● Task to complete
Look through the records and report how many lines include the word "this", with no other words.

● Records
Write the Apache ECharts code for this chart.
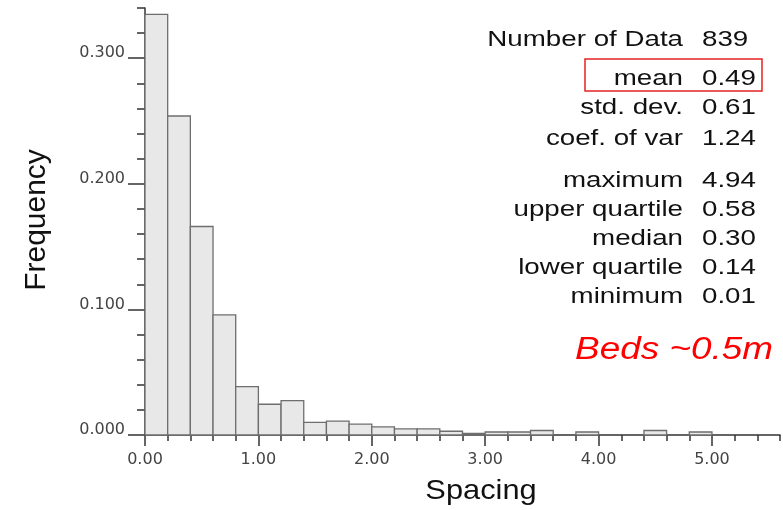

==

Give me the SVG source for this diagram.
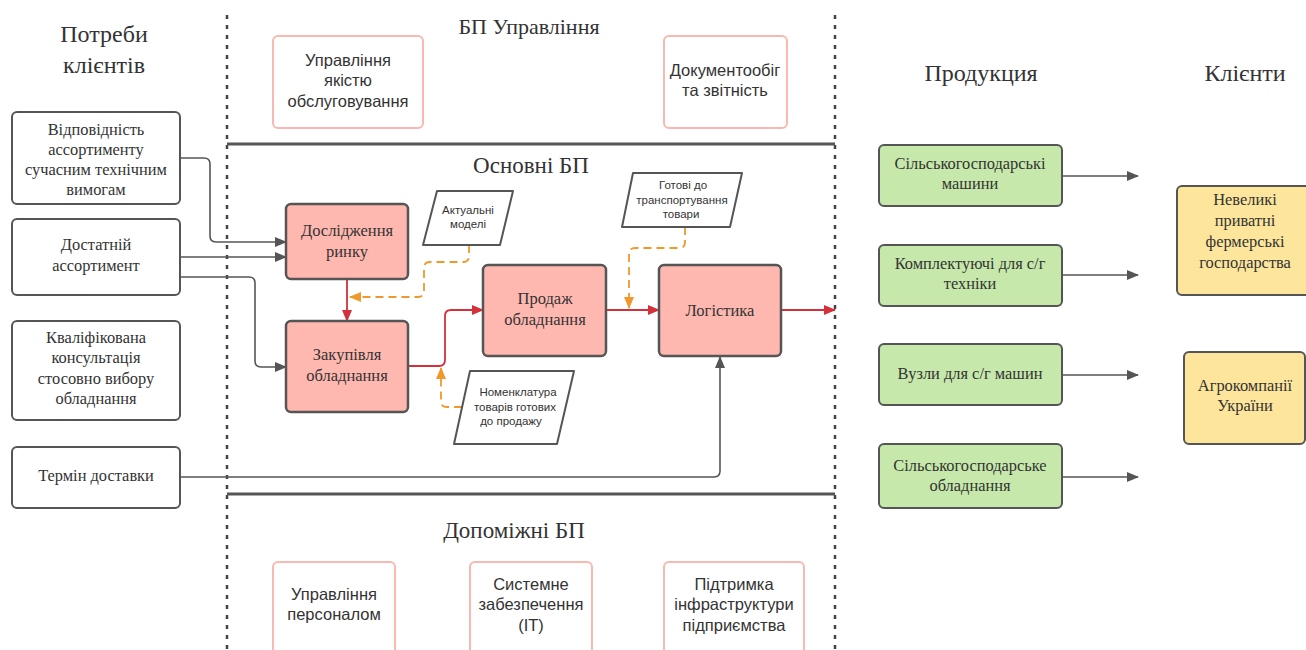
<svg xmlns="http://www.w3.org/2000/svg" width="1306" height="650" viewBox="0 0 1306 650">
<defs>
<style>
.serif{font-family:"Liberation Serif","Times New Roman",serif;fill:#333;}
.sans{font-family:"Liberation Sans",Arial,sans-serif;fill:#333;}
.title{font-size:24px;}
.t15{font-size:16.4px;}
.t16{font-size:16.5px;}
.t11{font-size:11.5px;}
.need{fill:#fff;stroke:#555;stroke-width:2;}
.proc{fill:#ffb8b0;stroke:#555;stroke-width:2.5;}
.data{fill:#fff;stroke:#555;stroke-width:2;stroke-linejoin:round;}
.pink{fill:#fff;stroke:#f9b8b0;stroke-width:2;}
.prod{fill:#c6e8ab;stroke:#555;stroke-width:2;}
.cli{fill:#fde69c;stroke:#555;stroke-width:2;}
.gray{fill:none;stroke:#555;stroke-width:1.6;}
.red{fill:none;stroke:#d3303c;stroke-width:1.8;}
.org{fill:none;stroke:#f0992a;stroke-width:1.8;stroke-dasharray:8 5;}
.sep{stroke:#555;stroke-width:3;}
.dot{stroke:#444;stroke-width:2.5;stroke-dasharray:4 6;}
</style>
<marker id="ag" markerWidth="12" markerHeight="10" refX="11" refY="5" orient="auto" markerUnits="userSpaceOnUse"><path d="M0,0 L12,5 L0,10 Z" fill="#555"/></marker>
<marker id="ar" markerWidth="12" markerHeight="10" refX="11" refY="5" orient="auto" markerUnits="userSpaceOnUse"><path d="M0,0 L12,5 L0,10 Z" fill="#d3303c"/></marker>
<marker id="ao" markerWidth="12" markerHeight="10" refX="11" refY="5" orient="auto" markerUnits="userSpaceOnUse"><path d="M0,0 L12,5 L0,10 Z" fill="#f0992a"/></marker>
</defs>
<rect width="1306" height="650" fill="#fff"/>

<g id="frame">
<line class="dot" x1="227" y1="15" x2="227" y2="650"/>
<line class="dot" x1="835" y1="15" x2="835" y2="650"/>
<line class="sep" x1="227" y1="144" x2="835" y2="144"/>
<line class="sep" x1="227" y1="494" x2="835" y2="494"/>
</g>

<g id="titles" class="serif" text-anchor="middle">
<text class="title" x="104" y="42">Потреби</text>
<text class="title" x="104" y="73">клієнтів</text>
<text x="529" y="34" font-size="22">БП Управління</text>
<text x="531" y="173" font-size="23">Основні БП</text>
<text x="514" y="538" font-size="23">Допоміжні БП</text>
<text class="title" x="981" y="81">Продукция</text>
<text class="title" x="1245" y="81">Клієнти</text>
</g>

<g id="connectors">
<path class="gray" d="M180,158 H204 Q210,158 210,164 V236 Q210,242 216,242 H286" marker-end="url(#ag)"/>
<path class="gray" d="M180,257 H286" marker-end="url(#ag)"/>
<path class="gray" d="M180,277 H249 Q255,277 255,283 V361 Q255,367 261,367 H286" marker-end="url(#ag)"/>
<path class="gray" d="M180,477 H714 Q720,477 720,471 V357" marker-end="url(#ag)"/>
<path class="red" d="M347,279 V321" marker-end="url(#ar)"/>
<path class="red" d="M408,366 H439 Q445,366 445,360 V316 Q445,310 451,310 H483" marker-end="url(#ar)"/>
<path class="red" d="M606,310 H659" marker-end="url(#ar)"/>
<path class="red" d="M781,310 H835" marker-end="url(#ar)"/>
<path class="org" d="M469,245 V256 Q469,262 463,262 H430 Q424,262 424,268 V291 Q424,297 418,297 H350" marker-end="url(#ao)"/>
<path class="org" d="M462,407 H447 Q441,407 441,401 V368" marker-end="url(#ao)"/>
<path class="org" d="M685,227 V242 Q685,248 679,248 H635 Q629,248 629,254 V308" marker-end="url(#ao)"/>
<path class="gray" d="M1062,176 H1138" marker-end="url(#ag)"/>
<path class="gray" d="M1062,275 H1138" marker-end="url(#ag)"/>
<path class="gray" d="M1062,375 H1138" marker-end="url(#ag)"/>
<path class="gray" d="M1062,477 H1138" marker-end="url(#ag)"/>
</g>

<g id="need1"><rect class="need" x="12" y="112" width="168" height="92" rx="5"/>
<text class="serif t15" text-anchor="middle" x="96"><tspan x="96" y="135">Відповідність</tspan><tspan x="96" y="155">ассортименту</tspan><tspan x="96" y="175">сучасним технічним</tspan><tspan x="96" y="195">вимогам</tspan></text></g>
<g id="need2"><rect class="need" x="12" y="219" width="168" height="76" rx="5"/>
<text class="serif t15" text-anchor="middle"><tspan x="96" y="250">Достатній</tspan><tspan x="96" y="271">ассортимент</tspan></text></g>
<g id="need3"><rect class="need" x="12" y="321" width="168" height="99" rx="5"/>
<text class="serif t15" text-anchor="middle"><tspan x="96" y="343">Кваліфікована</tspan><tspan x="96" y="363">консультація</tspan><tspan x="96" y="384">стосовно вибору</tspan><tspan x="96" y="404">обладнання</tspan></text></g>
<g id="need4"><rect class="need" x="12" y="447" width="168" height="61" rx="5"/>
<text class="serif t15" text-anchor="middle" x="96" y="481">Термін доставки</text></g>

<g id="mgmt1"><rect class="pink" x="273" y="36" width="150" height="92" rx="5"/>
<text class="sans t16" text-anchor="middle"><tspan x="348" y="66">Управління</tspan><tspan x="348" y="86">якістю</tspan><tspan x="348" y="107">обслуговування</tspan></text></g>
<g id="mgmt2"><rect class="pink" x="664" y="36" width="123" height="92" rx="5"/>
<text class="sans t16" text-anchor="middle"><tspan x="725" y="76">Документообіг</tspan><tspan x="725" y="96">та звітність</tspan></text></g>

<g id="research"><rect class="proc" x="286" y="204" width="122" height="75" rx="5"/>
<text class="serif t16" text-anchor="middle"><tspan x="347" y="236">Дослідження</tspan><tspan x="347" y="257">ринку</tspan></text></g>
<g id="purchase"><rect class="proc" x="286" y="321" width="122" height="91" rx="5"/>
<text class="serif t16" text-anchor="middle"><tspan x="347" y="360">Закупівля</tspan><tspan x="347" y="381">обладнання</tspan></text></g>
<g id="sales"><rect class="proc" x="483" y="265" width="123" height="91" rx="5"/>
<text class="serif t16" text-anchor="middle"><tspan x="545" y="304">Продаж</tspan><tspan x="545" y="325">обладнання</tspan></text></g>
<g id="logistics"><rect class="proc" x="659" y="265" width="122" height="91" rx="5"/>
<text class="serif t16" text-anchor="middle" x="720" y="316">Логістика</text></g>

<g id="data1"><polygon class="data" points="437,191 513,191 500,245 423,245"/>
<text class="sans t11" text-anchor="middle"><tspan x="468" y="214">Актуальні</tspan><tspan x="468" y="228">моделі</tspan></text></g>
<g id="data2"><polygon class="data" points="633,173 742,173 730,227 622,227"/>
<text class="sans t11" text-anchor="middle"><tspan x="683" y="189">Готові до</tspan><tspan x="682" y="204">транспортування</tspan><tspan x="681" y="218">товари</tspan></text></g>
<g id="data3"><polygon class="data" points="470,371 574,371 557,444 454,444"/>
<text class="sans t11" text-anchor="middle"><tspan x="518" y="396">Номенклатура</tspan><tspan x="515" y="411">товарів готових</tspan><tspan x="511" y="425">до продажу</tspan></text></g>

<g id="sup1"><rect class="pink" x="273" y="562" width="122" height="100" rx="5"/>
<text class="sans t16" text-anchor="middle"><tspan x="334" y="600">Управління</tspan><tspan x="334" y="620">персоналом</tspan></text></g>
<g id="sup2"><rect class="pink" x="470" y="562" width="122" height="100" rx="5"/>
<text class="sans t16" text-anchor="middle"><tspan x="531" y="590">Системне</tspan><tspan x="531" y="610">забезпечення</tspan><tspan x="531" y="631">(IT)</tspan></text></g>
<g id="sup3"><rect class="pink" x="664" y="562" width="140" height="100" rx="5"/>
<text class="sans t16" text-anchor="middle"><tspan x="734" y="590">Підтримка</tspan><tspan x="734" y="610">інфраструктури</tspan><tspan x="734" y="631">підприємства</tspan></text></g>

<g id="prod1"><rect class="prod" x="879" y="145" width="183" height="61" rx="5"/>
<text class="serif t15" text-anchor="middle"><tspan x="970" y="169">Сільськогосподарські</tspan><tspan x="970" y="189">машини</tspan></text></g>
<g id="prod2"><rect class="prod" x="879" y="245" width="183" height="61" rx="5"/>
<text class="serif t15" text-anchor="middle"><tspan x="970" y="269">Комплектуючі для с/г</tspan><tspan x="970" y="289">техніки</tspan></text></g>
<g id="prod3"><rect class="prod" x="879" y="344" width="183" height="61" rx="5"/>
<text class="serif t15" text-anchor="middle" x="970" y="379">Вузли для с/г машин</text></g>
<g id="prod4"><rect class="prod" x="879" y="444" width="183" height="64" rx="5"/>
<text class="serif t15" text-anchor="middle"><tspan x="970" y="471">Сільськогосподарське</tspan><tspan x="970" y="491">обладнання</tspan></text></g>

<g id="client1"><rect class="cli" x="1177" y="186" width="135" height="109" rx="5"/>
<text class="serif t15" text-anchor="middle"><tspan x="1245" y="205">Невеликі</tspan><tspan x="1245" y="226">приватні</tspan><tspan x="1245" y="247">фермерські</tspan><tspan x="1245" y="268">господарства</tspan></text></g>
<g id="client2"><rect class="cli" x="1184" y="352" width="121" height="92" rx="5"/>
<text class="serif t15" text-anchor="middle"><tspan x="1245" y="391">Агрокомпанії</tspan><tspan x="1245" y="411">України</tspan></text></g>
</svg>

● Solution below
2